I am trying to use SparkR in Rstudio in HDP2.4 deployed on AWS EC2 cluster. I installed R, Rstudio and other R packages but after I login to R and try to start spark context, I encountered the problem below.

Sys.setenv(SPARK_HOME="/usr/hdp/current/spark-client/")
.libPaths(c(file.path(Sys.getenv("SPARK_HOME"),"R","lib"),.libPaths()))

library(SparkR)

# Create a spark context and a SQL context
sc <- SparkR::sparkR.init(master = "yarn-client")

Retrying connect to server: ip-xxx-xx-xx-xx.ec2.internal/xxx.xx.xx.xx:8050. Already tried 49 time(s); retry policy is RetryUpToMaximumCountWithFixedSleep(maxRetries=50, sleepTime=1000 MILLISECONDS)
16/09/09 11:41:32 
1 ACCEPTED SOLUTION

@Fish Berh

I assume that your R-Studio is on your laptop. It seems that you are trying to access an internal IP from your laptop. You need to reference a public IP or the public URI for your server.
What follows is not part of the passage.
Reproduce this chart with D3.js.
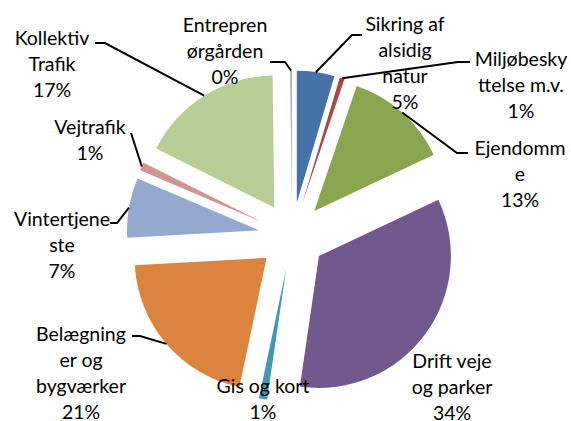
<!DOCTYPE html>
<html>
<head>
<meta charset="utf-8">
<script src="https://cdn.jsdelivr.net/npm/d3@7"></script>
<style>
  html, body { margin: 0; padding: 0; background: #fff; }
  svg { display: block; }
  text { font-family: Lato, "Open Sans", sans-serif; fill: #000; }
</style>
</head>
<body>
<svg id="chart" width="571" height="421"></svg>
<script>
// ---- data (clockwise from 12 o'clock) ----
const categories = ["Sikring af alsidig natur", "Miljøbeskyttelse m.v.", "Ejendomme",
  "Drift veje og parker", "Gis og kort", "Belægninger og bygværker", "Vintertjeneste",
  "Vejtrafik", "Kollektiv Trafik", "Entreprenørgården"];
const values = [4.6, 0.6, 12.8, 34.3, 1.0, 20.8, 7.3, 1.0, 17.4, 0.2];
const labelLines = [["Sikring af", "alsidig", "natur"], ["Miljøbesky", "ttelse m.v."],
  ["Ejendomm", "e"], ["Drift veje", "og parker"], ["Gis og kort"],
  ["Belægning", "er og", "bygværker"], ["Vintertjene", "ste"], ["Vejtrafik"],
  ["Kollektiv", "Trafik"], ["Entrepren", "ørgården"]];
const colors = ["#4572A7", "#AA4643", "#89A54E", "#71588F", "#4198AF",
  "#DB843D", "#93A9CF", "#D19392", "#B9CD96", "#A99BBD"];

// ---- layout ----
const cx = 292, cy = 236, R = 132, explode = 33.5, lineH = 26, fontSize = 19.5;
// label anchor: text centre x, first line centre y
const labelPos = [[405, 24], [521, 59], [520, 148], [452, 361], [263, 386],
  [81, 334], [62, 219], [90, 127], [52, 38], [225, 25]];
// leader: start point and elbow x (null = no leader)
const leaders = [[362, 35, 352], [470, 62, 458], [468, 153, 457], null, null,
  [132, 336, 140], [110, 223, 117], [131, 133, 131], [95, 43, 105], [270, 62, 285]];

const total = d3.sum(values);
const data = categories.map((c, i) => ({ cat: c, value: values[i], i }));
const pie = d3.pie().sort(null).value(d => d.value).startAngle(0).endAngle(2 * Math.PI);
const arcs = pie(data);
const arc = d3.arc().innerRadius(0).outerRadius(R);

const svg = d3.select("#chart");
const g = svg.append("g").attr("transform", `translate(${cx},${cy})`);

function offset(a) {
  const m = (a.startAngle + a.endAngle) / 2;
  return [explode * Math.sin(m), -explode * Math.cos(m)];
}

g.selectAll("path.slice").data(arcs).enter().append("path")
  .attr("class", "slice")
  .attr("d", arc)
  .attr("fill", (d, i) => colors[i])
  .attr("transform", d => { const o = offset(d); return `translate(${o[0]},${o[1]})`; });

// labels
arcs.forEach((a, i) => {
  const lines = labelLines[i].concat([Math.round(a.data.value / total * 100) + "%"]);
  const t = svg.append("text")
    .attr("text-anchor", "middle")
    .style("font-size", fontSize + "px");
  lines.forEach((ln, k) => {
    t.append("tspan").attr("x", labelPos[i][0])
      .attr("y", labelPos[i][1] + k * lineH + 7)
      .text(ln);
  });
});

// leader lines (end at the middle of the slice's outer arc)
arcs.forEach((a, i) => {
  const L = leaders[i];
  if (!L) return;
  const o = offset(a);
  const m = (a.startAngle + a.endAngle) / 2;
  const ex = cx + o[0] + R * Math.sin(m), ey = cy + o[1] - R * Math.cos(m);
  svg.append("path")
    .attr("d", d3.line()([[L[0], L[1]], [L[2], L[1]], [ex, ey]]))
    .attr("fill", "none").attr("stroke", "#000").attr("stroke-width", 2);
});
</script>
</body>
</html>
View solution in original post

5 REPLIES 5

@Fish Berh

I assume that your R-Studio is on your laptop. It seems that you are trying to access an internal IP from your laptop. You need to reference a public IP or the public URI for your server.

@Fish Berh

You may also want to check a few options here:

https://blog.rstudio.org/tag/sparkr/

Actually, I logged in to Rstudio using the address of the server:

ec2-yy-yyy-yyy-yy.compute-1.amazonaws.com:8787

@Fish Berh

Could you vote and accept my response? I suggested using the public URI of the server.

I used public URI of the server to login and got the error.